2025 Pahalgam Tourist Attack, Jammu & Kashmir

On 22 April 2025, armed militants opened fire on tourists in the Baisaran Valley meadow near Pahalgam in Indian-administered Jammu and Kashmir, killing 26 people and wounding 17 others. The victims were predominantly Hindu tourists; a Christian tourist and a local Muslim pony-ride operator were also among the dead. The Resistance Front (TRF), assessed to be a proxy of the UN-designated Pakistani group Lashkar-e-Taiba, claimed and then retracted responsibility. India attributed the attack to Pakistan-backed militants, triggering the gravest India-Pakistan military crisis in decades, including cross-border strikes in May 2025 and a ceasefire on 10 May.

Date

2025-04-22

Status

documented

Updated

2026-06-26

Location

Baisaran Valley, Pahalgam, Anantnag District

Attributed To

The Resistance Front (TRF) / Lashkar-e-Taiba

Casualties

26 killed, 17+ injured

lashkar-e-taibatrfjihadistkashmirislamistcivilian-targettourist-attackindiapakistan
Baisaran Valley meadow near Pahalgam, where militants attacked tourists on 22 April 2025
Baisaran Valley meadow near Pahalgam, where militants attacked tourists on 22 April 2025

Overview

At approximately 1:00–2:45 p.m. on 22 April 2025, a group of two to seven armed militants entered the Baisaran Valley meadow near Pahalgam, a popular tourist destination in the Anantnag District of Indian-administered Jammu and Kashmir. The valley, approximately 7 kilometres from Pahalgam town, is accessible only on foot or by horseback. The attackers, armed with M4 carbines and AK-47s, opened fire on a group of tourists visiting the scenic alpine meadow. Twenty-six people were killed and 17 injured.
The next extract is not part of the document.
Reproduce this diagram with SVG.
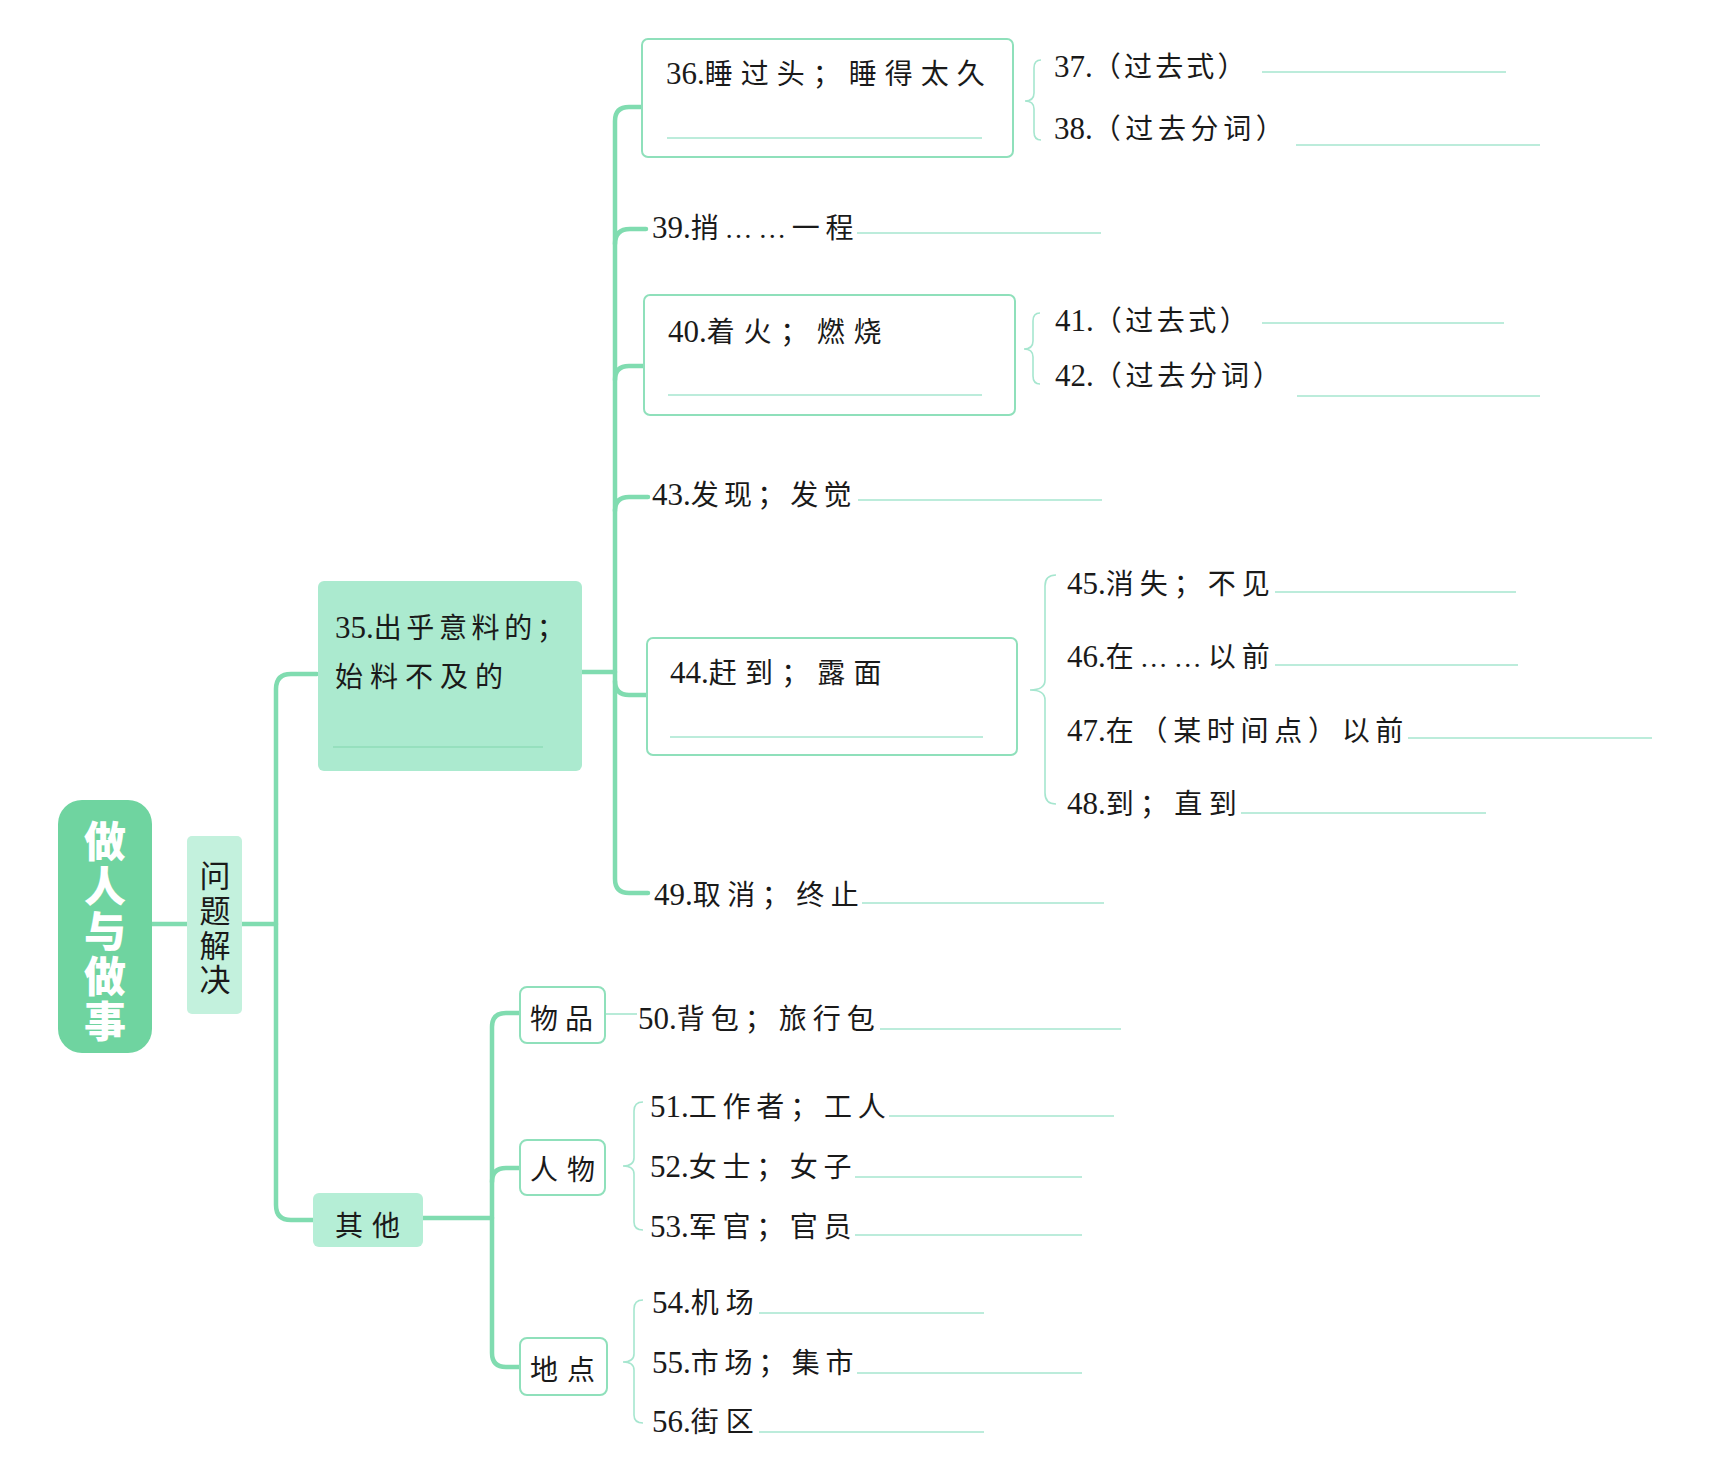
<svg xmlns="http://www.w3.org/2000/svg" width="1733" height="1475" viewBox="0 0 1733 1475">
<style>
.t{font-family:"Liberation Serif","Noto Sans CJK SC",serif;font-size:28px;fill:#1a1a1a}
.n{font-size:31px}
.box{fill:#fff;stroke:#8fe0bb;stroke-width:2}
.ul{stroke:#a6e6cf;stroke-width:1.6;fill:none}
.tr{stroke:#80dcb0;stroke-width:4.5;fill:none;stroke-linecap:round}
.br{stroke:#a6e6cf;stroke-width:1.6;fill:none}
</style>
<rect width="1733" height="1475" fill="#fff"/>
<g id="connectors">
<path class="tr" d="M152 924H187M242 924H276"/>
<path class="tr" d="M317 674H291Q276 674 276 689V1205Q276 1220 291 1220H313"/>
<path class="tr" d="M582 672H615"/>
<path class="tr" d="M642 107H629Q615 107 615 121V879Q615 893 629 893H648"/>
<path class="tr" d="M615 244Q615 229 630 229H646"/>
<path class="tr" d="M615 380Q615 366 629 366H644"/>
<path class="tr" d="M615 511Q615 497 629 497H648"/>
<path class="tr" d="M615 681Q615 695 629 695H647"/>
<path class="tr" d="M520 1013H506Q492 1013 492 1027V1353Q492 1367 506 1367H520"/>
<path class="tr" d="M423 1218H492"/>
<path class="tr" d="M492 1182Q492 1168 506 1168H520"/>
<path class="br" d="M605 1014H637"/>
<path class="br" d="M1041 60Q1034 60 1034 68V93Q1034 101 1025 101Q1034 101 1034 109V132Q1034 140 1041 140"/>
<path class="br" d="M1040 313Q1033 313 1033 321V341Q1033 349 1024 349Q1033 349 1033 357V376Q1033 384 1040 384"/>
<path class="br" d="M1056 575Q1045 575 1045 586V680Q1045 690 1030 690Q1045 690 1045 700V793Q1045 804 1056 804"/>
<path class="br" d="M643 1102Q634 1102 634 1111V1158Q634 1166 623 1166Q634 1166 634 1174V1222Q634 1230 643 1230"/>
<path class="br" d="M643 1300Q634 1300 634 1309V1354Q634 1362 623 1362Q634 1362 634 1370V1415Q634 1423 643 1423"/>
</g>
<g id="root">
<rect x="58" y="800" width="94" height="253" rx="24" fill="#6fd4a0"/>
<text x="105" y="820" font-family="Noto Sans CJK SC,sans-serif" font-size="42" font-weight="900" fill="#fff" letter-spacing="3" style="writing-mode:vertical-rl;text-orientation:upright">做人与做事</text>
</g>
<g id="n-wentijiejue">
<rect x="187" y="836" width="55" height="178" rx="5" fill="#c3f1dd"/>
<g class="t" text-anchor="middle" style="font-size:31px">
<text x="215" y="887">问</text><text x="215" y="922">题</text><text x="215" y="957">解</text><text x="215" y="991">决</text>
</g>
</g>
<g id="n35">
<rect x="318" y="581" width="264" height="190" rx="6" fill="#abeacf"/>
<text class="t" x="335" y="638"><tspan class="n">35.</tspan><tspan letter-spacing="4.6">出乎意料的；</tspan></text>
<text class="t" x="335" y="687" letter-spacing="7">始料不及的</text>
<path d="M333 747H543" stroke="#8fdcb8" stroke-width="1.6"/>
</g>
<g id="n36">
<rect class="box" x="642" y="39" width="371" height="118" rx="6"/>
<text class="t" x="666" y="84"><tspan class="n">36.</tspan><tspan letter-spacing="8">睡过头；睡得太久</tspan></text>
<path class="ul" d="M667 138H982"/>
</g>
<g id="n37"><text class="t" x="1054" y="77"><tspan class="n">37.</tspan><tspan letter-spacing="3.2">（过去式）</tspan></text><path class="ul" d="M1262 72H1506"/></g>
<g id="n38"><text class="t" x="1054" y="139"><tspan class="n">38.</tspan><tspan letter-spacing="4.6">（过去分词）</tspan></text><path class="ul" d="M1296 145H1540"/></g>
<g id="n39"><text class="t" x="652" y="238"><tspan class="n">39.</tspan><tspan letter-spacing="5.7">捎……一程</tspan></text><path class="ul" d="M857 233H1101"/></g>
<g id="n40">
<rect class="box" x="644" y="295" width="371" height="120" rx="6"/>
<text class="t" x="668" y="342"><tspan class="n">40.</tspan><tspan letter-spacing="8.7">着火；燃烧</tspan></text>
<path class="ul" d="M668 395H982"/>
</g>
<g id="n41"><text class="t" x="1055" y="331"><tspan class="n">41.</tspan><tspan letter-spacing="3.5">（过去式）</tspan></text><path class="ul" d="M1262 323H1504"/></g>
<g id="n42"><text class="t" x="1055" y="386"><tspan class="n">42.</tspan><tspan letter-spacing="3.8">（过去分词）</tspan></text><path class="ul" d="M1297 396H1540"/></g>
<g id="n43"><text class="t" x="652" y="505"><tspan class="n">43.</tspan><tspan letter-spacing="5.2">发现；发觉</tspan></text><path class="ul" d="M858 500H1102"/></g>
<g id="n44">
<rect class="box" x="647" y="638" width="370" height="117" rx="6"/>
<text class="t" x="670" y="683"><tspan class="n">44.</tspan><tspan letter-spacing="8.2">赶到；露面</tspan></text>
<path class="ul" d="M670 737H983"/>
</g>
<g id="n45"><text class="t" x="1067" y="594"><tspan class="n">45.</tspan><tspan letter-spacing="6">消失；不见</tspan></text><path class="ul" d="M1275 592H1516"/></g>
<g id="n46"><text class="t" x="1067" y="667"><tspan class="n">46.</tspan><tspan letter-spacing="6">在……以前</tspan></text><path class="ul" d="M1275 665H1518"/></g>
<g id="n47"><text class="t" x="1067" y="741"><tspan class="n">47.</tspan><tspan letter-spacing="5.7">在（某时间点）以前</tspan></text><path class="ul" d="M1408 738H1652"/></g>
<g id="n48"><text class="t" x="1067" y="814"><tspan class="n">48.</tspan><tspan letter-spacing="6.3">到；直到</tspan></text><path class="ul" d="M1241 813H1486"/></g>
<g id="n49"><text class="t" x="654" y="905"><tspan class="n">49.</tspan><tspan letter-spacing="6.5">取消；终止</tspan></text><path class="ul" d="M862 903H1104"/></g>
<g id="n-qita">
<rect x="313" y="1193" width="110" height="54" rx="6" fill="#b5eed6"/>
<text class="t" x="335" y="1236" letter-spacing="9">其他</text>
</g>
<g id="n-wupin">
<rect class="box" x="520" y="987" width="85" height="56" rx="7"/>
<text class="t" x="530" y="1029" letter-spacing="7">物品</text>
</g>
<g id="n50"><text class="t" x="638" y="1029"><tspan class="n">50.</tspan><tspan letter-spacing="6">背包；旅行包</tspan></text><path class="ul" d="M880 1029H1121"/></g>
<g id="n-renwu">
<rect class="box" x="520" y="1140" width="85" height="55" rx="7"/>
<text class="t" x="530" y="1180" letter-spacing="9">人物</text>
</g>
<g id="n51"><text class="t" x="650" y="1117"><tspan class="n">51.</tspan><tspan letter-spacing="5.8">工作者；工人</tspan></text><path class="ul" d="M889 1116H1114"/></g>
<g id="n52"><text class="t" x="650" y="1177"><tspan class="n">52.</tspan><tspan letter-spacing="5.7">女士；女子</tspan></text><path class="ul" d="M855 1177H1082"/></g>
<g id="n53"><text class="t" x="650" y="1237"><tspan class="n">53.</tspan><tspan letter-spacing="5.7">军官；官员</tspan></text><path class="ul" d="M855 1235H1082"/></g>
<g id="n-didian">
<rect class="box" x="520" y="1338" width="87" height="57" rx="7"/>
<text class="t" x="530" y="1380" letter-spacing="9">地点</text>
</g>
<g id="n54"><text class="t" x="652" y="1313"><tspan class="n">54.</tspan><tspan letter-spacing="7">机场</tspan></text><path class="ul" d="M759 1313H984"/></g>
<g id="n55"><text class="t" x="652" y="1373"><tspan class="n">55.</tspan><tspan letter-spacing="5.7">市场；集市</tspan></text><path class="ul" d="M857 1373H1082"/></g>
<g id="n56"><text class="t" x="652" y="1432"><tspan class="n">56.</tspan><tspan letter-spacing="7">街区</tspan></text><path class="ul" d="M759 1432H984"/></g>
</svg>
Of those killed, the overwhelming majority were Hindu tourists from across India. A Christian tourist and a local Muslim pony-ride operator were also among the dead. Survivors reported that militants selectively targeted non-Muslim victims, asking some individuals about their religion before opening fire — a pattern that investigators and human rights organisations documented as evidence of deliberate sectarian targeting. The attack was the deadliest assault on civilians in India since the 2008 Mumbai attacks.

Attribution

The Resistance Front (TRF), a militant group assessed by Indian and international analysts to function as a proxy for Lashkar-e-Taiba (LeT) — a UN-designated Pakistani terrorist organisation — claimed responsibility twice on the day of the attack and the following day. TRF subsequently retracted its claim, stating the original posts were the result of hacking, and attributed the alleged breach to Indian authorities. Indian intelligence services rejected the retraction as disinformation. The principal suspect identified as mastermind was Sajad Gul (alias Sajad Ahmad Sheikh), head of TRF, residing in Pakistan. Hashim Moosa, a former Pakistani Special Service Group para-commando who joined LeT and infiltrated India in 2023, was also named as a key operational suspect.

Legal Proceedings

India launched an extensive counterterrorism operation across Jammu and Kashmir in the weeks following the attack. By early August 2025, Indian Army, Central Reserve Police Force, Border Security Force, and Jammu and Kashmir Police had killed 21 militants in six separate confrontations — described by Indian authorities as those directly linked to the Pahalgam attack network, comprising nine local recruits and 12 Pakistani nationals. Pakistan proposed an independent third-party investigation into the attack, which India categorically rejected. A Public Interest Litigation was filed in Indian courts seeking a judicial investigation into the attack and the government's response.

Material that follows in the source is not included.